The TCK is usable from Java as well as Scala projects. To test your implementation (independently of language) you need to include the akka-persistence-tck dependency:
- sbt
val AkkaVersion = "2.7.1" libraryDependencies += "com.typesafe.akka" %% "akka-persistence-tck" % AkkaVersion
- Maven
- Gradle
To include the Journal TCK tests in your test suite simply extend the provided JavaJournalSpec
:
- Scala
- Java
-
source
@RunWith(JUnitRunner.class) class MyJournalSpecTest extends JavaJournalSpec { public MyJournalSpecTest() { super( ConfigFactory.parseString( "akka.persistence.journal.plugin = " + "\"akka.persistence.journal.leveldb-shared\"")); } @Override public CapabilityFlag supportsRejectingNonSerializableObjects() { return CapabilityFlag.off(); } }
Please note that some of the tests are optional, and by overriding the supports...
methods you give the TCK the needed information about which tests to run. You can implement these methods using the provided CapabilityFlag.on
/ CapabilityFlag.off
values.
We also provide a simple benchmarking class JavaJournalPerfSpec
which includes all the tests that JavaJournalSpec
has, and also performs some longer operations on the Journal while printing its performance stats. While it is NOT aimed to provide a proper benchmarking environment it can be used to get a rough feel about your journal’s performance in the most typical scenarios.

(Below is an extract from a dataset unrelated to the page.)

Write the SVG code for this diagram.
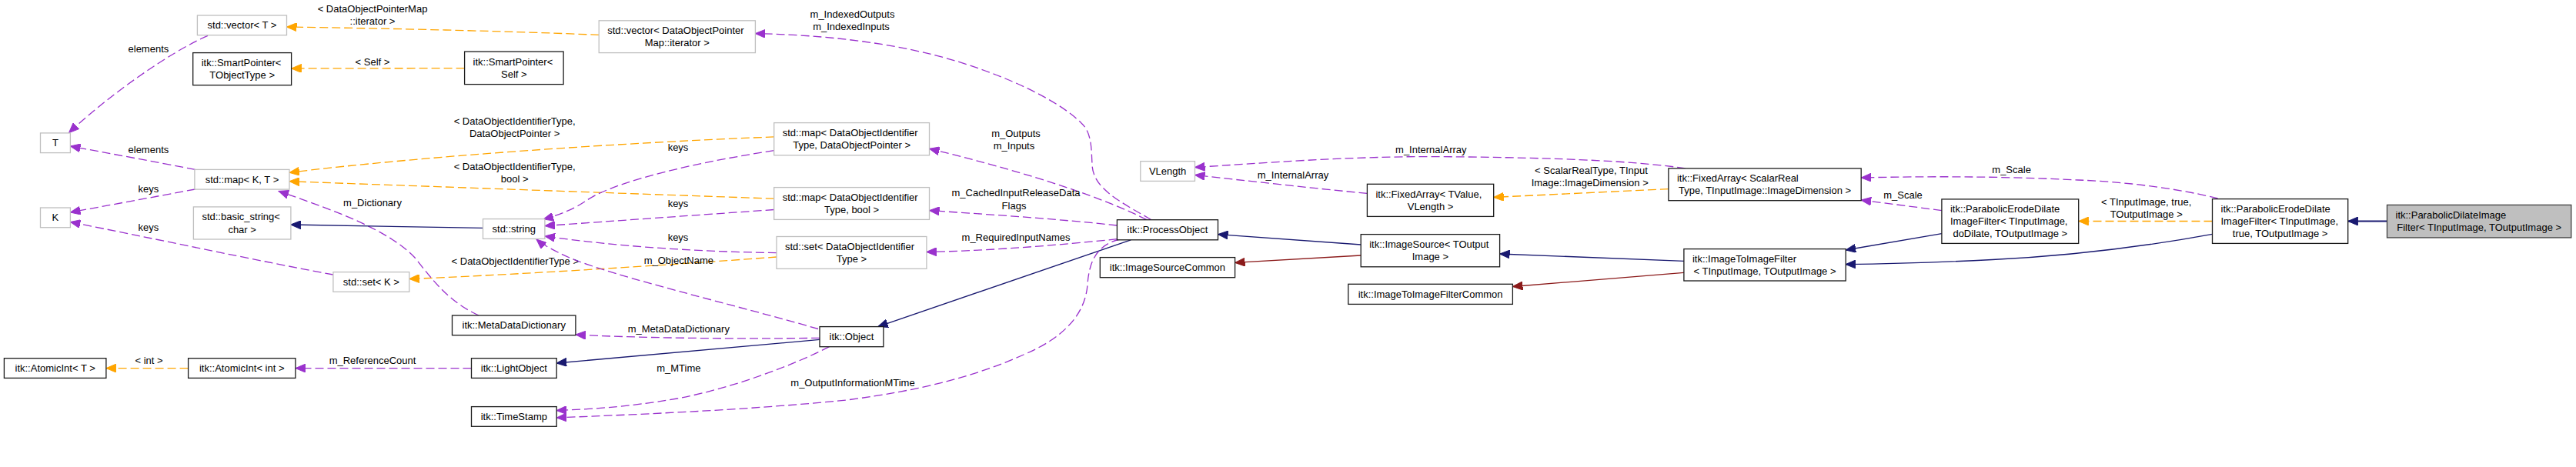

In order to include the SnapshotStore
TCK tests in your test suite extend the SnapshotStoreSpec
:
- Scala
- Java
-
source
@RunWith(JUnitRunner.class) class MySnapshotStoreTest extends JavaSnapshotStoreSpec { public MySnapshotStoreTest() { super( ConfigFactory.parseString( "akka.persistence.snapshot-store.plugin = " + "\"akka.persistence.snapshot-store.local\"")); } }
In case your plugin requires some setting up (starting a mock database, removing temporary files etc.) you can override the beforeAll
and afterAll
methods to hook into the tests lifecycle:
- Scala
- Java
-
source
@RunWith(JUnitRunner.class) class MyJournalSpecTest extends JavaJournalSpec { List<File> storageLocations = new ArrayList<File>(); public MyJournalSpecTest() { super( ConfigFactory.parseString( "persistence.journal.plugin = " + "\"akka.persistence.journal.leveldb-shared\"")); Config config = system().settings().config(); storageLocations.add( new File(config.getString("akka.persistence.journal.leveldb.dir"))); storageLocations.add( new File(config.getString("akka.persistence.snapshot-store.local.dir"))); } @Override public CapabilityFlag supportsRejectingNonSerializableObjects() { return CapabilityFlag.on(); } @Override public void beforeAll() { for (File storageLocation : storageLocations) { FileUtils.deleteRecursively(storageLocation); } super.beforeAll(); } @Override public void afterAll() { super.afterAll(); for (File storageLocation : storageLocations) { FileUtils.deleteRecursively(storageLocation); } } }
We highly recommend including these specifications in your test suite, as they cover a broad range of cases you might have otherwise forgotten to test for when writing a plugin from scratch.
Corrupt event logs
If a journal can’t prevent users from running persistent actors with the same persistenceId
concurrently it is likely that an event log will be corrupted by having events with the same sequence number.
It is recommended that journals should still deliver these events during recovery so that a replay-filter
can be used to decide what to do about it in a journal agnostic way.